Matahari di Dusun Wotawati, Girisubo, Gunungkidul, tenggelam pukul 15.00 adalah hal wajar dan masuk logika. Namun, ada banyak peristiwa lain di luar nalar yang terjadi di kampung yang berada di lembah Bengawan Solo Purba ini.
***
Fenomena alam matahari yang baru muncul sekitar pukul 10.00 dan tenggelam sekitar pukul 15.00 bagi masyarakat Wotawati adalah pemandangan biasa. Namun, tidak bagi orang-orang yang baru menjejakan kakinya di kampung ini.
Seperti yang saya alami saat meliput coblosan di Wotawati pada 14 Februari 2024 silam. Saya datang di tanggal 13 Februari jelang sore hari saat matahari sudah tidak terlihat di kampung ini. Matahari yang tersembunyi di balik bukit ini lah yang kemudian memunculkan fenomena kampung sudah mulai remang di pukul 15.00.
Begitu pula saat saya datang keesokan harinya, matahari baru secara penuh menyinari kampung ini sekitar pukul 09.00.
Saya lantas bertanya kepada beberapa warga dusun, dengan siapa saya bisa ngobrol tentang keberadaan kampung yang konon muncul di era keruntuhan Kerajaan Majapahit tersebut. Nama Suratin, atau mantan dukuh disarankan untuk saya jumpai karena merupakan sesepuh di kampung ini. Saya bertemu dengan Pak Suratin beberapa saat jelang sore hari. Ia tengah duduk santai di ruang tamu sambil menikmati rokok dan kopi di sore hari.
Asal usul nama Padukuhan Wotawati di lembah Bengawan Solo Purba
Ia lantas bercerita bagaimana Dusun Wotawati bisa lahir. Cerita itu ia dengar dari leluhur secara turun temurun. “Rumah saya ini sudah 5 generasi lho, Mas,” katanya menunjuk rumah limasan di rumahnya.
Pak Suratin kemudian bercerita Dusun Wotawati tak lepas dari masa akhir kerajaan Majapahit. Kisahnya bermula dari peperangan antara Majapahit dan kerajaan Demak. “Ibaratnya perang antara bapak dan anak. Majapahit itu bapak dan Demak itu anak,” kata Pak Suratin.
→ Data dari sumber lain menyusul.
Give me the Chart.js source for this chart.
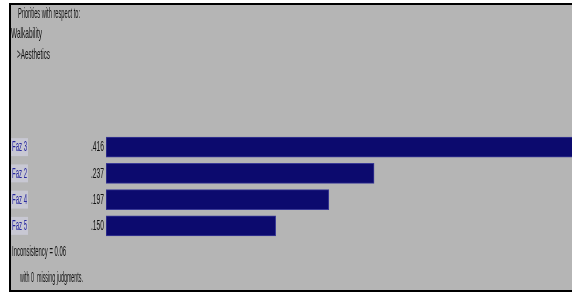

Ia melanjutkan ceritanya, salah seorang punggawa Kerajaan Majapahit, yaitu Raden Joyo Sukmo dan istrinya Ni Mas Arum Sukmawati kemudian pergi dari Majapahit ke arah barat daya. Mereka kemudian melihat sebuah lembah yang subur.
Di tempat itulah, kemudian mereka bersama pengikut-pengikutnya tinggal. “Suatu hari, Ni Mas Arum Sukmawati mengajak suaminya untuk jalan-jalan. Karena bekas Bengawan Solo Purba, ada kalenan, yang kemudian dibuat wot atau jembatan dari bambu,” kata Mbah Suratin. Jembatan itu ternyata licin dan menyebabkan Ni Mas Arum Sukmawati kemudian terpeleset dan jatuh. Karena peristiwa itulah, kepada anak, cucu, dan pengikutnya Raden Joyo Sukmo kemudian menamain dusun tersebut dengan nama Wotawati dari kata “wot” dan “wati”. Setelah sekian lama, Raden Joyo Sukmo kemudian berpamitan kepada istri, anak, dan cucunya untuk mengikuti Raja Brawijaya V yang melarikan diri dari kejaran Demak di wilayah pantai selatan. Di akhir hidupnya, seperti Raja Brawijaya V yang moksa, Raden Joyo Sukmo juga moksa.
“Gua Song Putri itu namanya juga dari Ni Mas Arum Sukmawati. Beliau tinggal di sini sampai kemudian moksa,” katanya.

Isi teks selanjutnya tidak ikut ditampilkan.